Former Federal Communications Commission Chairman Tom Wheeler took aim at his successor’s plan to eliminate net neutrality rules today, saying that FCC Chairman Ajit Pai is selling out consumers and entrepreneurs at the behest of major Internet service providers.
“ISP monopoly carriers have been trying for four years to get to this point,” Wheeler said, pointing to a 2013 story in The Washington Post about how telecoms were trying to “shift regulation of their broadband businesses to other agencies that don’t have nearly as much power as the FCC.”
Pai’s elimination of net neutrality rules, scheduled for a vote on December 14, will also shift consumer protection responsibility to the Federal Trade Commission and forbid state and local governments from writing their own net neutrality rules.
“It is a classic example of regulatory capture, where the regulatory agency bends to the wishes of those they are supposed to oversee,” Wheeler said today during a press conference with US Rep. Anna Eshoo (D-Calif.) and Sen. Ed Markey (D-Mass.).
Big ISPs will “make their own rules”
The net neutrality repeal hurts consumers while benefiting large broadband companies such as AT&T, Verizon, Charter, and Comcast, Eshoo said.
“There are essentially four enterprises that are very happy, and the rest of the country is very unhappy [about the repeal],” Eshoo said.
The big ISPs haven’t suffered from the net neutrality rules, Wheeler said. Instead, the rules have been a win-win for businesses that offer services over the Internet and the broadband providers, he said. Venture capital money for Internet-based companies has risen, and ISPs have enjoyed “expansion in profitability and stock prices,” he said.
But eliminating net neutrality regulations will allow the big four ISPs to “make their own rules,” Wheeler said.

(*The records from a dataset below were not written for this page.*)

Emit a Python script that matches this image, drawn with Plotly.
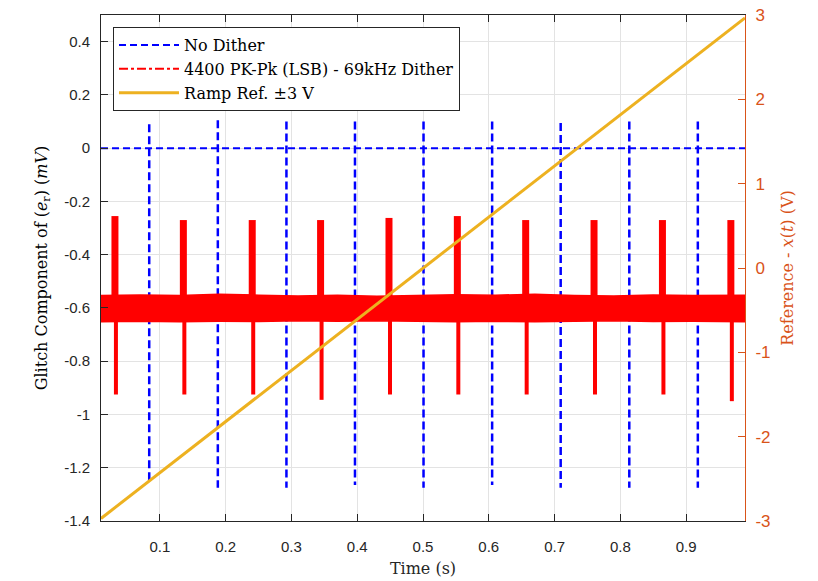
import plotly.graph_objects as go

# ---------------- data ----------------
x_range = [0.0105, 0.9895]

# No Dither: flat zero line with glitch spikes
nd_level = 0.0
nd_spike_t = [0.0838, 0.1881, 0.2924, 0.3966, 0.5008, 0.6051, 0.7093, 0.8136, 0.9178]
nd_spike_top = [0.090, 0.105, 0.100, 0.100, 0.100, 0.100, 0.094, 0.100, 0.100]
nd_spike_bot = [-1.258, -1.275, -1.275, -1.265, -1.275, -1.265, -1.275, -1.275, -1.275]

# Dithered: noise band envelope + glitch bursts
band_t = [0.0105, 0.07, 0.13, 0.19, 0.25, 0.31, 0.37, 0.43, 0.49, 0.55,
          0.61, 0.67, 0.73, 0.79, 0.85, 0.91, 0.9895]
band_upper = [-0.553, -0.551, -0.553, -0.549, -0.552, -0.555, -0.552, -0.556, -0.553, -0.550,
              -0.552, -0.549, -0.553, -0.555, -0.551, -0.553, -0.552]
band_lower = [-0.652, -0.650, -0.652, -0.650, -0.651, -0.648, -0.650, -0.648, -0.650, -0.652,
              -0.650, -0.652, -0.650, -0.648, -0.651, -0.650, -0.652]
d_spike_t = [0.0317, 0.1357, 0.2404, 0.3443, 0.4483, 0.5522, 0.6561, 0.7600, 0.8640, 0.9680]
d_spike_top = [-0.255, -0.270, -0.270, -0.270, -0.262, -0.255, -0.270, -0.270, -0.270, -0.270]
d_spike_bot = [-0.925, -0.925, -0.925, -0.945, -0.925, -0.925, -0.925, -0.925, -0.925, -0.950]

# Ramp reference (right axis)
ramp_t = [0.0105, 0.9895]
ramp_v = [-2.97, 2.965]

left_ticks = [-1.4, -1.2, -1.0, -0.8, -0.6, -0.4, -0.2, 0.0, 0.2, 0.4]
left_labels = ["-1.4", "-1.2", "-1", "-0.8", "-0.6", "-0.4", "-0.2", "0", "0.2", "0.4"]
right_ticks = [-3, -2, -1, 0, 1, 2, 3]
right_labels = ["-3", "-2", "-1", "0", "1", "2", "3"]
x_ticks = [0.1, 0.2, 0.3, 0.4, 0.5, 0.6, 0.7, 0.8, 0.9]
x_labels = ["0.1", "0.2", "0.3", "0.4", "0.5", "0.6", "0.7", "0.8", "0.9"]

# ---------------- styles ----------------
BLUE = "#0000FF"
RED = "#FF0000"
ORANGE = "#EDB120"
AXR = "#D95319"
DARK = "#262626"
GRID = "#E3E3E3"
SANS = "Liberation Sans, Arial, sans-serif"
SERIF = "DejaVu Serif, serif"

fig = go.Figure()

# No dither line
fig.add_trace(go.Scatter(x=x_range, y=[nd_level, nd_level], mode="lines",
                         line=dict(color=BLUE, width=2, dash="7px,4px"),
                         name="No Dither", legendrank=1))
sx, sy = [], []
for t, a, b in zip(nd_spike_t, nd_spike_top, nd_spike_bot):
    sx += [t, t, None]
    sy += [a, b, None]
fig.add_trace(go.Scatter(x=sx, y=sy, mode="lines",
                         line=dict(color=BLUE, width=2.5, dash="8px,4px"),
                         showlegend=False, hoverinfo="skip"))

# Dither band
fig.add_trace(go.Scatter(x=band_t + band_t[::-1], y=band_upper + band_lower[::-1],
                         mode="lines", fill="toself", fillcolor=RED,
                         line=dict(color=RED, width=1.5),
                         showlegend=False, hoverinfo="skip"))
ux, uy, lx, ly = [], [], [], []
for t, a, b in zip(d_spike_t, d_spike_top, d_spike_bot):
    ux += [t, t, None]
    uy += [-0.56, a, None]
    lx += [t + 0.0015, t + 0.0015, None]
    ly += [-0.64, b, None]
fig.add_trace(go.Scatter(x=ux, y=uy, mode="lines", line=dict(color=RED, width=7),
                         showlegend=False, hoverinfo="skip"))
fig.add_trace(go.Scatter(x=lx, y=ly, mode="lines", line=dict(color=RED, width=4),
                         showlegend=False, hoverinfo="skip"))
# legend entry for dithered signal
fig.add_trace(go.Scatter(x=[None], y=[None], mode="lines",
                         line=dict(color=RED, width=2, dash="dashdot"),
                         name="4400 PK-Pk (LSB) - 69kHz Dither", legendrank=2))

# Ramp
fig.add_trace(go.Scatter(x=ramp_t, y=ramp_v, mode="lines", yaxis="y2",
                         line=dict(color=ORANGE, width=3),
                         name="Ramp Ref. \u00b13 V", legendrank=3))

fig.update_layout(
    width=818, height=581,
    margin=dict(l=101, r=73, t=15, b=60, autoexpand=False),
    paper_bgcolor="white", plot_bgcolor="white",
    showlegend=True,
    legend=dict(x=0.0186, y=0.976, xanchor="left", yanchor="top",
                bgcolor="white", bordercolor=DARK, borderwidth=1,
                font=dict(family=SERIF, size=16, color="black"),
                itemwidth=60, tracegroupgap=0),
    xaxis=dict(range=x_range, tickvals=x_ticks, ticktext=x_labels, automargin=False,
               ticks="inside", ticklen=7, tickcolor=DARK,
               showline=True, linecolor=DARK, linewidth=1, mirror="ticks",
               showgrid=True, gridcolor=GRID, zeroline=False,
               tickfont=dict(family=SANS, size=15, color=DARK),
               ticklabelstandoff=12,
               title=dict(text="Time (s)", font=dict(family=SERIF, size=16, color=DARK), standoff=8)),
    yaxis=dict(range=[-1.4, 0.5], tickvals=left_ticks, ticktext=left_labels, automargin=False,
               ticks="inside", ticklen=7, tickcolor=DARK,
               showline=True, linecolor=DARK, linewidth=1, mirror=False,
               showgrid=True, gridcolor=GRID, zeroline=False,
               tickfont=dict(family=SANS, size=15, color=DARK),
               ticklabelstandoff=7,
               title=dict(text="Glitch Component of (<i>e</i><sub>r</sub>) (<i>mV</i>)",
                          font=dict(family=SERIF, size=16, color="black"), standoff=12)),
    yaxis2=dict(range=[-3, 3], tickvals=right_ticks, ticktext=right_labels,
                overlaying="y", side="right", automargin=False,
                ticks="inside", ticklen=7, tickcolor=AXR,
                showline=True, linecolor=AXR, linewidth=1,
                showgrid=False, zeroline=False,
                tickfont=dict(family=SANS, size=17, color=AXR),
                ticklabelstandoff=6,
                title=dict(text="Reference - <i>x</i>(<i>t</i>) (V)",
                           font=dict(family=SERIF, size=16, color=AXR), standoff=12)),
)

fig.write_html("out.html")
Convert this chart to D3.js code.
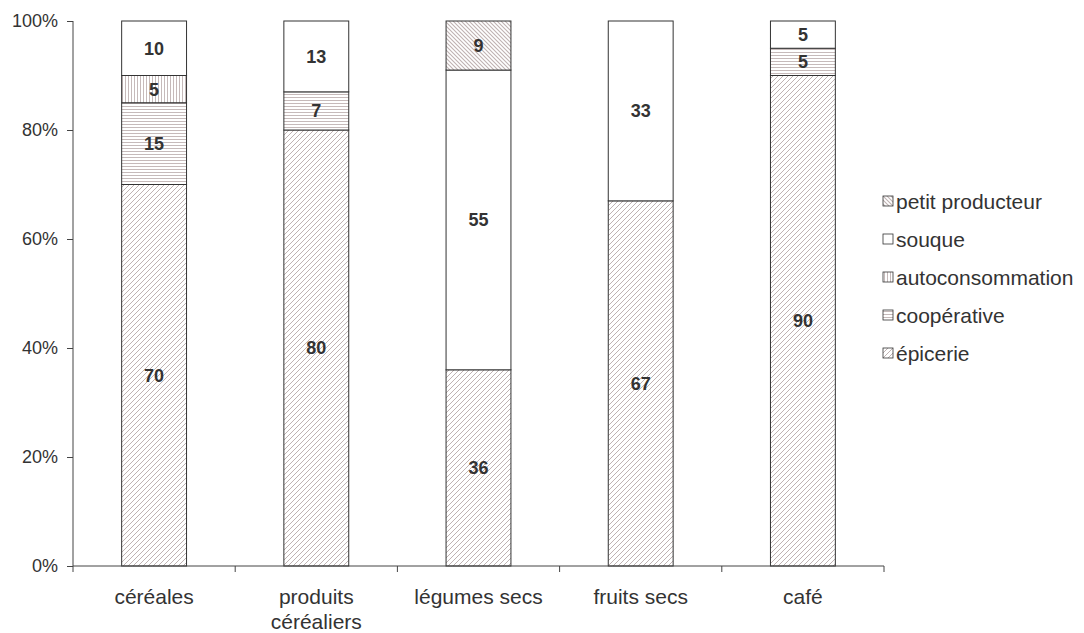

Wheeler accused the “Trump FCC” of “walking away from the responsibility… to oversee networks” and “walking away from existing consumer protections for a fast, fair, and open Internet.”
The FCC imposed net neutrality rules in 2010, but they were struck down in court in 2014 after Verizon sued. Wheeler’s FCC reinstated the rules and made them stronger in 2015 by reclassifying broadband providers as common carriers, which allowed the new rules to survive a court challenge.
ISPs scale back promises
Wheeler noted that when he was FCC chairman, ISPs made lots of promises about how they would uphold net neutrality even as they urged the FCC to avoid imposing strict rules.
“When we were considering our rule, they were constantly coming in and saying we will not have paid prioritization,” Wheeler said. “Well, you noticed that paid prioritization is off the list now.”
With net neutrality rules now on the chopping block, ISPs are “making no such assurances about not having fast lanes and slow lanes,” Wheeler said.
Wheeler also referred to a statement Verizon made in court in 2013 when the company was trying to eliminate the previous version of the FCC’s net neutrality rules. “The Verizon lawyer said, ‘I have been instructed by my client that I may say, one of the reasons we are appealing is that we intend to prioritize traffic,'” Wheeler said.
Pai’s proposal will eliminate bans on ISPs blocking or throttling traffic and a ban on paid prioritization. Pai’s plan would also remove FCC oversight of network interconnection disputes, such as the ones that harmed Netflix quality on major ISPs before the net neutrality rules were passed.
Wheeler’s FCC didn’t prohibit ISPs from demanding payments for network interconnection, but it set up a complaint process.
“That simple keeping-an-eye-on-what’s-going-on has resulted in the elimination of the interconnection bottlenecks that existed before, and interconnection prices actually going down, just because somebody was watching,” Wheeler said.
FTC can’t act until “the barn has burned down”
Relying on the FTC to police net neutrality will be much less effective than the FCC’s current regime, Wheeler said. The FTC can’t issue net neutrality rules of its own; it can only punish ISPs if they make net neutrality promises and then break them.
“The FTC does not have forward-looking rule-making authority, it can only look backwards,” Wheeler said. “The FTC can’t move until the horse is out of the barn, or actually the barn has burned down.”
Wheeler and Democrats in Congress don’t expect the Republican-controlled FCC to change its mind about scrapping net neutrality rules. There’s also little chance of Congress passing rules to enforce net neutrality, Markey said.
“We are at the point of litigation, not legislation,” Markey said. “I plan to stand side by side with online companies and advocates who plan to challenge the FCC in court… I think we have a very good chance of prevailing in court.”
Disclosure: The Advance/Newhouse Partnership, which owns 13 percent of Charter, is part of Advance Publications. Advance Publications owns Condé Nast, which owns Ars Technica.